SJTU-IPADS / PowerInfer

High-speed Large Language Model Serving on PCs with Consumer-grade GPUs
MIT License
7.88k stars 403 forks source link

Can we make it run on other models? #83

Open YLSnowy opened 8 months ago

YLSnowy commented 8 months ago

Can we make it run on other models? Can the offload code be made public?

hodlen commented 8 months ago

Thank you for your interest! We are actively working to expand our range of supported models. However, there are certain limitations, as detailed in our FAQs. Please keep an eye out for updates on new model integrations!

Regarding the "offload code," could you please clarify which aspect you're referring to? If it's about neuron offloading, our implementation is fully open-sourced and available in this repository for your review and use.

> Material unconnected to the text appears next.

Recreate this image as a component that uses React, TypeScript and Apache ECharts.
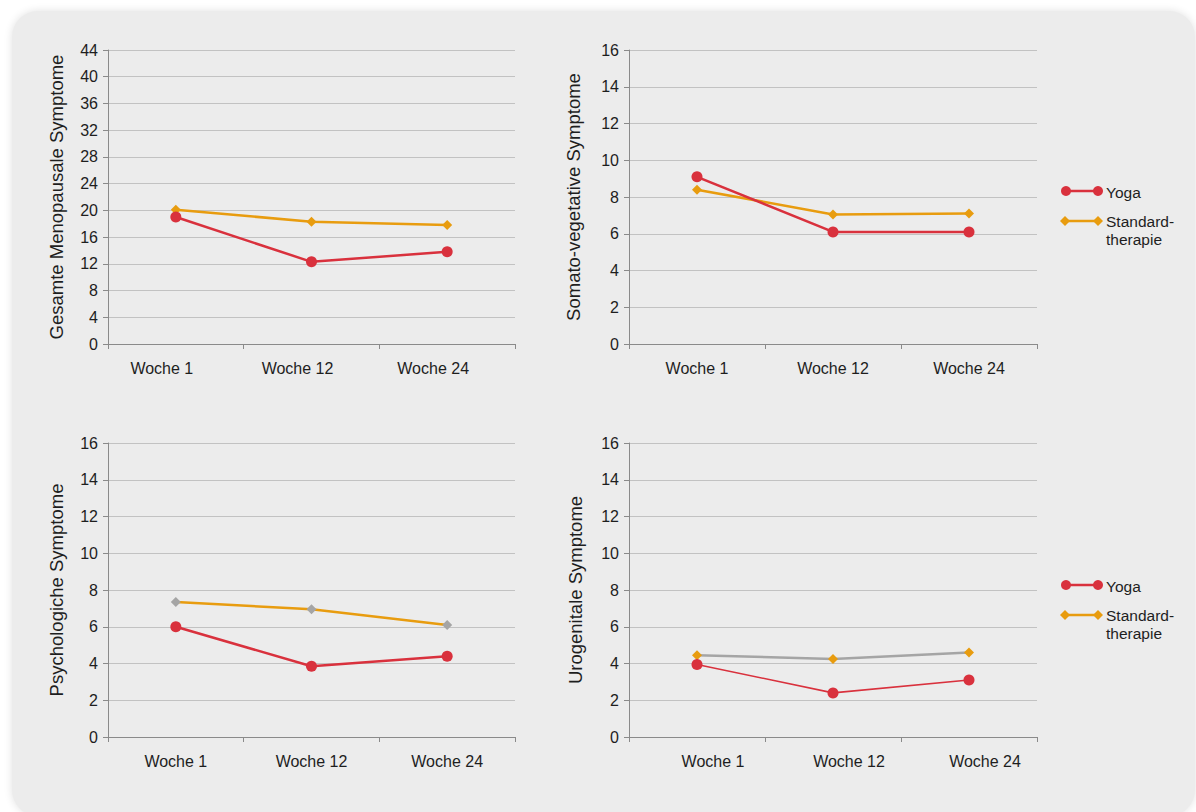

YLSnowy commented 8 months ago

Thank you for your answering. So how to profile for a model ? I haven't seen source code about it.

hodlen commented 8 months ago

We are still organizing the code for profiling and training the predictor and will release them once they are ready. Please stay tuned for our progess in #93.

As for now, you can check the reference inplementaion in Deja Vu and refer to these related issues: #84, #54 .

drewskidang commented 8 months ago

question we can covert our own fine tunned llama models??

hodlen commented 8 months ago

question we can covert our own fine tunned llama models??

Please kindly refer to #17, #34, #56, #82, #94 and more discussion in previous issues.

linkerlin commented 8 months ago

I believe that a statistical method could be employed to set all outputs of non-ReLU activation functions that are below, for instance, the 30th percentile to zero, in a similar manner to obtain sparsity guarantees akin to those provided by ReLU.